[Begin Data extract]
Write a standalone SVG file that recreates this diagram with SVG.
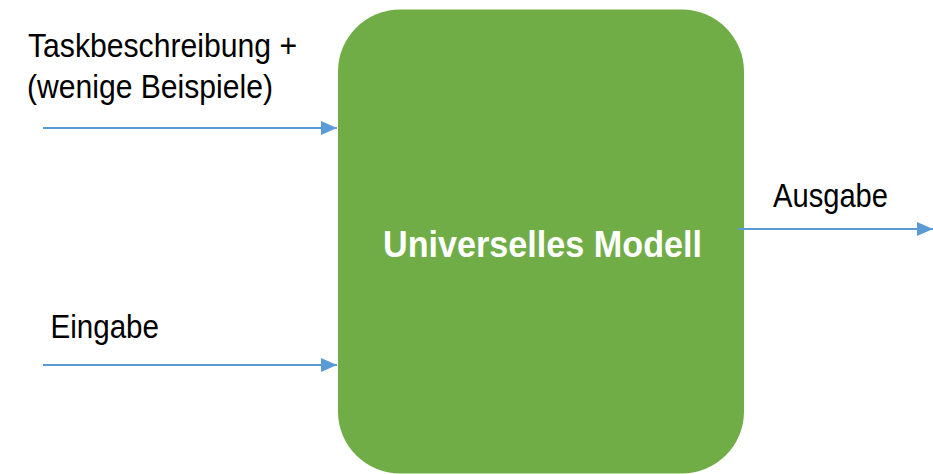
<svg xmlns="http://www.w3.org/2000/svg" width="933" height="474" viewBox="0 0 933 474">
<style>
.lbl{font-family:"Liberation Sans",Arial,sans-serif;font-size:33.5px;fill:#000}
.title{font-family:"Liberation Sans",Arial,sans-serif;font-size:37.5px;font-weight:bold;fill:#fff}
.conn{stroke:#5B9BD5;stroke-width:2;fill:none}
</style>
<defs>
<marker id="arr" markerUnits="userSpaceOnUse" markerWidth="16" markerHeight="14" refX="16" refY="7" orient="auto">
<path d="M0,0 L16,7 L0,14 Z" fill="#5B9BD5"/>
</marker>
</defs>
<rect width="933" height="474" fill="#fff"/>
<g id="model">
<rect x="338" y="9.5" width="406" height="464" rx="62" ry="62" fill="#70AD47"/>
<text class="title" x="383" y="257" textLength="319" lengthAdjust="spacingAndGlyphs">Universelles Modell</text>
</g>
<g id="connectors">
<line class="conn" x1="43" y1="128" x2="337" y2="128" marker-end="url(#arr)"/>
<line class="conn" x1="43" y1="365" x2="337" y2="365" marker-end="url(#arr)"/>
<line class="conn" x1="738" y1="229" x2="933" y2="229" marker-end="url(#arr)"/>
</g>
<g id="label-task">
<text class="lbl" x="28" y="57" textLength="269" lengthAdjust="spacingAndGlyphs">Taskbeschreibung +</text>
<text class="lbl" x="27" y="98" textLength="246" lengthAdjust="spacingAndGlyphs">(wenige Beispiele)</text>
</g>
<g id="label-eingabe">
<text class="lbl" x="50.5" y="338" textLength="108.5" lengthAdjust="spacingAndGlyphs">Eingabe</text>
</g>
<g id="label-ausgabe">
<text class="lbl" x="773" y="207" textLength="115" lengthAdjust="spacingAndGlyphs">Ausgabe</text>
</g>
</svg>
[End Data extract]
*Exercise*:
Reproduce every line of the material precisely, omitting its pictures.

*Result of this exercise*:
Write a standalone SVG file that recreates this diagram with SVG.
<svg xmlns="http://www.w3.org/2000/svg" width="933" height="474" viewBox="0 0 933 474">
<style>
.lbl{font-family:"Liberation Sans",Arial,sans-serif;font-size:33.5px;fill:#000}
.title{font-family:"Liberation Sans",Arial,sans-serif;font-size:37.5px;font-weight:bold;fill:#fff}
.conn{stroke:#5B9BD5;stroke-width:2;fill:none}
</style>
<defs>
<marker id="arr" markerUnits="userSpaceOnUse" markerWidth="16" markerHeight="14" refX="16" refY="7" orient="auto">
<path d="M0,0 L16,7 L0,14 Z" fill="#5B9BD5"/>
</marker>
</defs>
<rect width="933" height="474" fill="#fff"/>
<g id="model">
<rect x="338" y="9.5" width="406" height="464" rx="62" ry="62" fill="#70AD47"/>
<text class="title" x="383" y="257" textLength="319" lengthAdjust="spacingAndGlyphs">Universelles Modell</text>
</g>
<g id="connectors">
<line class="conn" x1="43" y1="128" x2="337" y2="128" marker-end="url(#arr)"/>
<line class="conn" x1="43" y1="365" x2="337" y2="365" marker-end="url(#arr)"/>
<line class="conn" x1="738" y1="229" x2="933" y2="229" marker-end="url(#arr)"/>
</g>
<g id="label-task">
<text class="lbl" x="28" y="57" textLength="269" lengthAdjust="spacingAndGlyphs">Taskbeschreibung +</text>
<text class="lbl" x="27" y="98" textLength="246" lengthAdjust="spacingAndGlyphs">(wenige Beispiele)</text>
</g>
<g id="label-eingabe">
<text class="lbl" x="50.5" y="338" textLength="108.5" lengthAdjust="spacingAndGlyphs">Eingabe</text>
</g>
<g id="label-ausgabe">
<text class="lbl" x="773" y="207" textLength="115" lengthAdjust="spacingAndGlyphs">Ausgabe</text>
</g>
</svg>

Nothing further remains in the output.